BLM seeks comments on New Mexico land exchange including Hidalgo County parcels
Hidalgo County parcels were part of a BLM land exchange open for comment only through June 28, putting local access and land management on a tight clock.

The Bureau of Land Management’s comment window closed June 28 on a proposed New Mexico land exchange that includes some Hidalgo County parcels and could change how land is managed across southwest New Mexico. The agency said comments were being taken electronically through its ePlanning system, as part of a plan that would swap up to 76,000 acres of federal land and minerals for about the same amount of state land and minerals.
The exchange is being pursued under the John D. Dingell, Jr. Conservation, Management, and Recreation Act of 2019. BLM materials say the lands under consideration are in Doña Ana, Grant and Luna counties, with some parcels in Hidalgo County, and that one goal is to reduce isolated and difficult-to-manage BLM parcels. A BLM story map breaks the package down further, describing up to 76,547 acres of consolidated surface and mineral estate, 40 acres of surface-only estate and about 8,566 acres of mineral-only estate.

For Hidalgo County, the stakes are larger than the acreage count suggests. Even isolated parcels can affect grazing, travel routes, fencing, access and day-to-day land management in a rural county where public land, ranching and conservation interests often sit close together. If a parcel changes hands, the impact can reach nearby residents, land users and local officials who have to live with the practical consequences of ownership, boundary lines and maintenance.
The exchange is also tied to the broader Organ Mountains-Desert Peaks area, where the BLM says a land swap would help improve management of federal lands while moving protected monument lands into federal ownership. At the same time, the New Mexico State Land Office would gain lands meant to generate revenue for state trust beneficiaries, putting federal land managers, state trust interests and local land users on opposite sides of the same transaction.

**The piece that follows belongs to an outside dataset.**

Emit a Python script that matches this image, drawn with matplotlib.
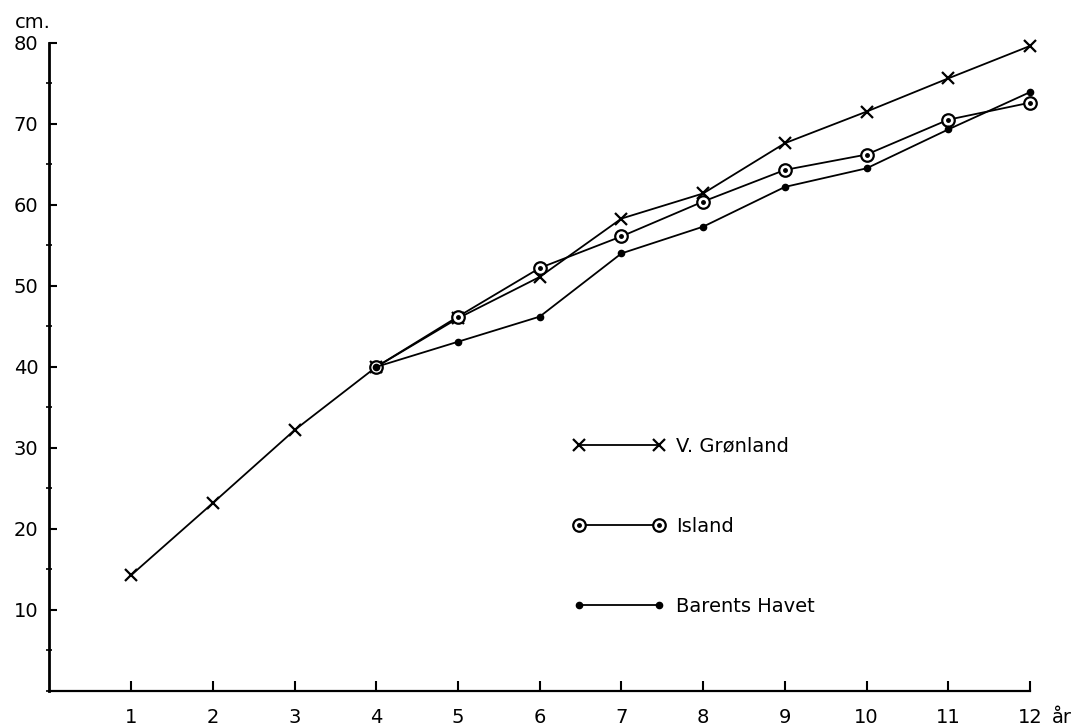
import matplotlib
matplotlib.use("Agg")
import matplotlib.pyplot as plt
from matplotlib.ticker import MultipleLocator
from matplotlib.legend_handler import HandlerTuple

# age in years
ages_gronland = [1, 2, 3, 4, 5, 6, 7, 8, 9, 10, 11, 12]
length_gronland = [14.3, 23.2, 32.2, 40.0, 46.0, 51.1, 58.3, 61.4, 67.6, 71.5, 75.6, 79.6]

ages_island = [4, 5, 6, 7, 8, 9, 10, 11, 12]
length_island = [40.0, 46.2, 52.2, 56.1, 60.4, 64.3, 66.2, 70.5, 72.6]

ages_barents = [4, 5, 6, 7, 8, 9, 10, 11, 12]
length_barents = [40.0, 43.1, 46.2, 54.0, 57.3, 62.2, 64.5, 69.3, 73.9]

x_ticks = list(range(1, 13))
y_ticks = [10, 20, 30, 40, 50, 60, 70, 80]

plt.rcParams["font.family"] = ["DejaVu Sans"]
plt.rcParams["font.size"] = 14

fig = plt.figure(figsize=(10.78, 7.25), dpi=100)
ax = fig.add_axes([0.0459, 0.0469, 0.9096, 0.8942])

lw = 1.3
l1, = ax.plot(ages_gronland, length_gronland, color="black", lw=lw,
              marker="x", markersize=8, markeredgewidth=1.6, clip_on=False)
l2, = ax.plot(ages_island, length_island, color="black", lw=lw,
              marker="o", markersize=9, markerfacecolor="white",
              markeredgewidth=1.6, clip_on=False)
l2c, = ax.plot(ages_island, length_island, ls="none", color="black",
               marker="o", markersize=2.5, clip_on=False)
l3, = ax.plot(ages_barents, length_barents, color="black", lw=lw,
              marker="o", markersize=4.5, clip_on=False)

ax.set_xlim(0, 12)
ax.set_ylim(0, 80)
ax.spines["top"].set_visible(False)
ax.spines["right"].set_visible(False)
ax.spines["left"].set_linewidth(2.0)
ax.spines["bottom"].set_linewidth(1.6)

ax.set_xticks(x_ticks)
ax.set_xticklabels([str(t) for t in x_ticks])
ax.set_yticks(y_ticks)
ax.yaxis.set_minor_locator(MultipleLocator(5))
ax.tick_params(axis="x", direction="in", length=7, width=1.5, pad=12,
               labelsize=14)
ax.tick_params(axis="y", which="major", direction="in", length=6, width=1.5,
               pad=8, labelsize=14)
ax.tick_params(axis="y", which="minor", direction="inout", length=4, width=1.2)

ax.annotate("cm.", xy=(0, 1), xycoords="axes fraction", xytext=(-25, 8),
            textcoords="offset points", ha="left", va="bottom", fontsize=14)
ax.annotate("år", xy=(1, 0), xycoords="axes fraction", xytext=(16, -12),
            textcoords="offset points", ha="left", va="top", fontsize=14)

leg = ax.legend([l1, (l2, l2c), l3], ["V. Grønland", "Island", "Barents Havet"],
                handler_map={tuple: HandlerTuple(ndivide=1, pad=0)},
                loc="center left", bbox_to_anchor=(0.534, 0.254),
                frameon=False, numpoints=2, handlelength=4.7,
                labelspacing=3.15, handletextpad=0.6, fontsize=14,
                borderpad=0, borderaxespad=0)

fig.savefig("out.png", dpi=100)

This was not the first time the public had been able to weigh in. The State Land Office held four public meetings in September 2025 on the proposal, including one in Silver City, showing the exchange had already moved through a longer round of outreach before the June 28 deadline. That wider process still left a narrow final window for residents who wanted to study how Hidalgo County parcels fit into the larger deal, and whether the agency had given enough notice for a decision with long-term effects on access and land ownership in southwest New Mexico.